Source records:
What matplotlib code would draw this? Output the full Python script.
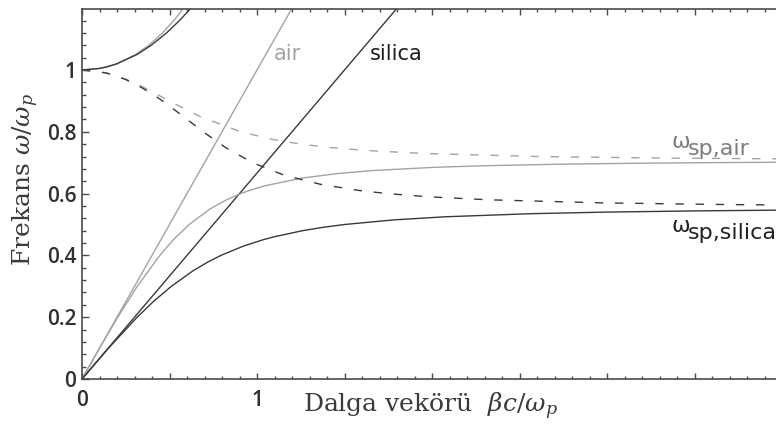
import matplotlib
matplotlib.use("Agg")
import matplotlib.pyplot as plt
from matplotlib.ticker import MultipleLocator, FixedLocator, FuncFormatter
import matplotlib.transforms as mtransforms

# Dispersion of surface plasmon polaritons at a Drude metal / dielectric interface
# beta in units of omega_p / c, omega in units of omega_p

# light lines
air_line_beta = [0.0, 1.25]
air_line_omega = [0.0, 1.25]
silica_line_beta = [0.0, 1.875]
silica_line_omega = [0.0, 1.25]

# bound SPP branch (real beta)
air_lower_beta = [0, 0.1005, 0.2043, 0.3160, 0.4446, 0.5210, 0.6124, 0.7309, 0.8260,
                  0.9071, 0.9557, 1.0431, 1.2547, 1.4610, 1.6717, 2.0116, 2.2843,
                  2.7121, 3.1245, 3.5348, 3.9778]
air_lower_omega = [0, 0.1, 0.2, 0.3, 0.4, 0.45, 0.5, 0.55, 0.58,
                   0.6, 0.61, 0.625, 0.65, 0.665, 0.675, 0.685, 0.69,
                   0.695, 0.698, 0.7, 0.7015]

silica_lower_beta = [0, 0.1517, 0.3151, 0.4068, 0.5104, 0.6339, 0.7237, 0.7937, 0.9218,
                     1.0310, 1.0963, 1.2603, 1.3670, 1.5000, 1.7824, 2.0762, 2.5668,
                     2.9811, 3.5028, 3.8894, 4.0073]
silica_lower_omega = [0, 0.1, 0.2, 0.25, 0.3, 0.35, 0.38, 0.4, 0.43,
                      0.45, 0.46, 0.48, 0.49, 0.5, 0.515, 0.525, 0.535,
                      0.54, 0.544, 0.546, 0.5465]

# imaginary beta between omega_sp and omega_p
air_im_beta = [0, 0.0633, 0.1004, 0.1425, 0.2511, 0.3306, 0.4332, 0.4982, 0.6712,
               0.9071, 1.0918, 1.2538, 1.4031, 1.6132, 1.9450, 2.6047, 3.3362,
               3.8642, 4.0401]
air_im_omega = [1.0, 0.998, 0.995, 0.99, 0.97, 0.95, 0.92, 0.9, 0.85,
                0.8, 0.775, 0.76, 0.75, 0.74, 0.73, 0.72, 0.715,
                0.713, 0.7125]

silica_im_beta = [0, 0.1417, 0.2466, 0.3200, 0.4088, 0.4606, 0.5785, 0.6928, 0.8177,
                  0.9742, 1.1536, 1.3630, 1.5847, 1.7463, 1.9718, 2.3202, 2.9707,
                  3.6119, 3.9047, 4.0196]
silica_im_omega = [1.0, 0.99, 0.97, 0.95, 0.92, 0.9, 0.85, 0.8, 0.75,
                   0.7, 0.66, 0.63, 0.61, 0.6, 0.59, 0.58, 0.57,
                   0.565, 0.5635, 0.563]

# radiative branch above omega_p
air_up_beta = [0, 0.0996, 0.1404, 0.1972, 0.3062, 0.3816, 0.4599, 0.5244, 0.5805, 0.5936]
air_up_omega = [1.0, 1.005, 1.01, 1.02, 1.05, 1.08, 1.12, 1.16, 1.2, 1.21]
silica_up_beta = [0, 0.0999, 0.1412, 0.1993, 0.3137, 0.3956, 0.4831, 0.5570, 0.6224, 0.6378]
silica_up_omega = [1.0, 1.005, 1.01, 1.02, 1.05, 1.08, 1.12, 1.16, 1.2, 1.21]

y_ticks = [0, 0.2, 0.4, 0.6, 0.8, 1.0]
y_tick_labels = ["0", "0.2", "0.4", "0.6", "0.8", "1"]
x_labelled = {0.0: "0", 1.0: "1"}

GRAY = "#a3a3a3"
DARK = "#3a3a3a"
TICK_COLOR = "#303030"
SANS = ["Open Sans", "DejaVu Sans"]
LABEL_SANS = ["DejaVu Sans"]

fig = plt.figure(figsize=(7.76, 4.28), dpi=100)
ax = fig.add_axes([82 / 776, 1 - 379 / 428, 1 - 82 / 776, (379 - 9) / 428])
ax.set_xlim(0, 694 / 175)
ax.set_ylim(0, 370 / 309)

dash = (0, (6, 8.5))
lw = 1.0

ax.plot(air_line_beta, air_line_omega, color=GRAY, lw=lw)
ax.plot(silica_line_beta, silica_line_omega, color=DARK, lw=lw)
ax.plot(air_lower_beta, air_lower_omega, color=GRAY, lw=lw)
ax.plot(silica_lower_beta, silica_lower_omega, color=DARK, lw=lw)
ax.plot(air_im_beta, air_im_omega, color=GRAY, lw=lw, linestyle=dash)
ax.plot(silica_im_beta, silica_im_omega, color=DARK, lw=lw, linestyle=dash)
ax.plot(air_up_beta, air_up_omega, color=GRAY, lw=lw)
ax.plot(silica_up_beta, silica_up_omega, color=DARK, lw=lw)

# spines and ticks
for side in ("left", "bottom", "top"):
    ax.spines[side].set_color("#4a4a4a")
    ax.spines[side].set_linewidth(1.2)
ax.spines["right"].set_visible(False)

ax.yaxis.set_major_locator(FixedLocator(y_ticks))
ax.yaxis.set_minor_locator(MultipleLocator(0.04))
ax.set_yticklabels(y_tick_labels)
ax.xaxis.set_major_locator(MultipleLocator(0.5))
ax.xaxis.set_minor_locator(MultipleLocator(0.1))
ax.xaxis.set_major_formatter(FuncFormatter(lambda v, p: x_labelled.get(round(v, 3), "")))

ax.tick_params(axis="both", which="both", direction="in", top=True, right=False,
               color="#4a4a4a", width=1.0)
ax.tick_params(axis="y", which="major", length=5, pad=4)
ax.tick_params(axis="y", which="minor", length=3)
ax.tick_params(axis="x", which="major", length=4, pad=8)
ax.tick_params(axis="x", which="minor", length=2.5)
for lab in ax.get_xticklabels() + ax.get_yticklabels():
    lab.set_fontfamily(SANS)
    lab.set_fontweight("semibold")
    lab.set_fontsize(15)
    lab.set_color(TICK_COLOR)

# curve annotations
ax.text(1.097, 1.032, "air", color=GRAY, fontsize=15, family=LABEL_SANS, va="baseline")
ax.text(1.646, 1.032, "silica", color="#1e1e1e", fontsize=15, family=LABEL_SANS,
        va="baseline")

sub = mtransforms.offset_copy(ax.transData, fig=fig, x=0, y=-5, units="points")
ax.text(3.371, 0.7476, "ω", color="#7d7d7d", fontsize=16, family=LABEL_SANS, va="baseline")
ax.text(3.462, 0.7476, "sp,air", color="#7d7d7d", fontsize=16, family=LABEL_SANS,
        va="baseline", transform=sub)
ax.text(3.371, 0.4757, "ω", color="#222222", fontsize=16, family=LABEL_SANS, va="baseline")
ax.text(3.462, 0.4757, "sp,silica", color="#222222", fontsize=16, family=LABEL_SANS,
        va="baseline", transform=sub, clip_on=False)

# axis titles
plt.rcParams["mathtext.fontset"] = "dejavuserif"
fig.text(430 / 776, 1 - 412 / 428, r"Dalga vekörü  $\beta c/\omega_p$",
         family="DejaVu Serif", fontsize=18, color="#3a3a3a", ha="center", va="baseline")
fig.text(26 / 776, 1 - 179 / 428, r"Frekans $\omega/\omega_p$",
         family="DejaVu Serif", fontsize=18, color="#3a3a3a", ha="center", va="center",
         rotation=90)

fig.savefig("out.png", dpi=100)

...

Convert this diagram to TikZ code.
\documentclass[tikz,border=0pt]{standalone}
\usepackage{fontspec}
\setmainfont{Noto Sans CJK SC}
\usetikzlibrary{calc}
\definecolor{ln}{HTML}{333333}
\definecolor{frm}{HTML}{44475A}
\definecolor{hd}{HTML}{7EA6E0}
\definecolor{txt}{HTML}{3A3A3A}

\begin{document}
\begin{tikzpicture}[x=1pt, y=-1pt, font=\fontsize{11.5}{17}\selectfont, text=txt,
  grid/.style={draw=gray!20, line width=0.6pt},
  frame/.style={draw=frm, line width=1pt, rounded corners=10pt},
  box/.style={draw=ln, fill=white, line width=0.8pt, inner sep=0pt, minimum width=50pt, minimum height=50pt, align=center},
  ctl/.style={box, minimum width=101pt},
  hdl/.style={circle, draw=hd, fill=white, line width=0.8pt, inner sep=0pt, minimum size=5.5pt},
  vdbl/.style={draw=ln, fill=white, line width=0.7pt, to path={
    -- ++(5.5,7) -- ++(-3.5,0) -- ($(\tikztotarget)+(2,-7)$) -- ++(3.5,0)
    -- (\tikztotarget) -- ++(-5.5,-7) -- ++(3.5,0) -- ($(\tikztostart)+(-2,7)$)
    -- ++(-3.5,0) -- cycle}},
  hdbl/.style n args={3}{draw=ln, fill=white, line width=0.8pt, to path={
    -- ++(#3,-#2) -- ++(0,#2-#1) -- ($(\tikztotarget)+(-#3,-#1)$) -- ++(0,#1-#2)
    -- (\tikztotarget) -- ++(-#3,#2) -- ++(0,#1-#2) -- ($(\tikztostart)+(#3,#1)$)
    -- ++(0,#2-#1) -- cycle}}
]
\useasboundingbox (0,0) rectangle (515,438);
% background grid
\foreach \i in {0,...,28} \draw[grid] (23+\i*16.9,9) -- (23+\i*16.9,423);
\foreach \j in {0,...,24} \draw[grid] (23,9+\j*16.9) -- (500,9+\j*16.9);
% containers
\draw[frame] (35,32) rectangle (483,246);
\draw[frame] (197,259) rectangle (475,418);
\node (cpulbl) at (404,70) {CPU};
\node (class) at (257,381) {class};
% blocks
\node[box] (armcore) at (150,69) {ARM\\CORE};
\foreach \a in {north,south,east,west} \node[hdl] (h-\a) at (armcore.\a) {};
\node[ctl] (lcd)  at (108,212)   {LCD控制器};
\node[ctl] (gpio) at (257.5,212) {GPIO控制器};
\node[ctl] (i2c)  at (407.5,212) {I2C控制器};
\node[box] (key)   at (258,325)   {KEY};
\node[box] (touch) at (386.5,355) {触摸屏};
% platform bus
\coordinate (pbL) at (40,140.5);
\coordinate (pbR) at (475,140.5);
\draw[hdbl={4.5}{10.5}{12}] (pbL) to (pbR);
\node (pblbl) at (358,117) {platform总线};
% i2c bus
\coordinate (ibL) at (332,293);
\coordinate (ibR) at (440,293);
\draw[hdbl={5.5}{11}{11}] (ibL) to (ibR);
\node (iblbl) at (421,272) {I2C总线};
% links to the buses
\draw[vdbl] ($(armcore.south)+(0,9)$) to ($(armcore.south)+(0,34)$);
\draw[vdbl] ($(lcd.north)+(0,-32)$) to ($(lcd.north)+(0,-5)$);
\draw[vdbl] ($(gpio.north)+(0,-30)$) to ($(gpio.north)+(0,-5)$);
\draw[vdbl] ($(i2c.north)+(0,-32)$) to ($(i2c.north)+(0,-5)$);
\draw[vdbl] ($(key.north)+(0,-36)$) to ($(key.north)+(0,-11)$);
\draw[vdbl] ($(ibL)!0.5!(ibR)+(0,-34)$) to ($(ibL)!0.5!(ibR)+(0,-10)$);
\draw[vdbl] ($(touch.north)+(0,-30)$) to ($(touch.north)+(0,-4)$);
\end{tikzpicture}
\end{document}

Your task:
Copy exactly the part of the material above that opens with the line containing "What matplotlib code" and closes with the line containing "0.713, 0.7125]", ends included. Drop the images.

Response:
What matplotlib code would draw this? Output the full Python script.
import matplotlib
matplotlib.use("Agg")
import matplotlib.pyplot as plt
from matplotlib.ticker import MultipleLocator, FixedLocator, FuncFormatter
import matplotlib.transforms as mtransforms

# Dispersion of surface plasmon polaritons at a Drude metal / dielectric interface
# beta in units of omega_p / c, omega in units of omega_p

# light lines
air_line_beta = [0.0, 1.25]
air_line_omega = [0.0, 1.25]
silica_line_beta = [0.0, 1.875]
silica_line_omega = [0.0, 1.25]

# bound SPP branch (real beta)
air_lower_beta = [0, 0.1005, 0.2043, 0.3160, 0.4446, 0.5210, 0.6124, 0.7309, 0.8260,
                  0.9071, 0.9557, 1.0431, 1.2547, 1.4610, 1.6717, 2.0116, 2.2843,
                  2.7121, 3.1245, 3.5348, 3.9778]
air_lower_omega = [0, 0.1, 0.2, 0.3, 0.4, 0.45, 0.5, 0.55, 0.58,
                   0.6, 0.61, 0.625, 0.65, 0.665, 0.675, 0.685, 0.69,
                   0.695, 0.698, 0.7, 0.7015]

silica_lower_beta = [0, 0.1517, 0.3151, 0.4068, 0.5104, 0.6339, 0.7237, 0.7937, 0.9218,
                     1.0310, 1.0963, 1.2603, 1.3670, 1.5000, 1.7824, 2.0762, 2.5668,
                     2.9811, 3.5028, 3.8894, 4.0073]
silica_lower_omega = [0, 0.1, 0.2, 0.25, 0.3, 0.35, 0.38, 0.4, 0.43,
                      0.45, 0.46, 0.48, 0.49, 0.5, 0.515, 0.525, 0.535,
                      0.54, 0.544, 0.546, 0.5465]

# imaginary beta between omega_sp and omega_p
air_im_beta = [0, 0.0633, 0.1004, 0.1425, 0.2511, 0.3306, 0.4332, 0.4982, 0.6712,
               0.9071, 1.0918, 1.2538, 1.4031, 1.6132, 1.9450, 2.6047, 3.3362,
               3.8642, 4.0401]
air_im_omega = [1.0, 0.998, 0.995, 0.99, 0.97, 0.95, 0.92, 0.9, 0.85,
                0.8, 0.775, 0.76, 0.75, 0.74, 0.73, 0.72, 0.715,
                0.713, 0.7125]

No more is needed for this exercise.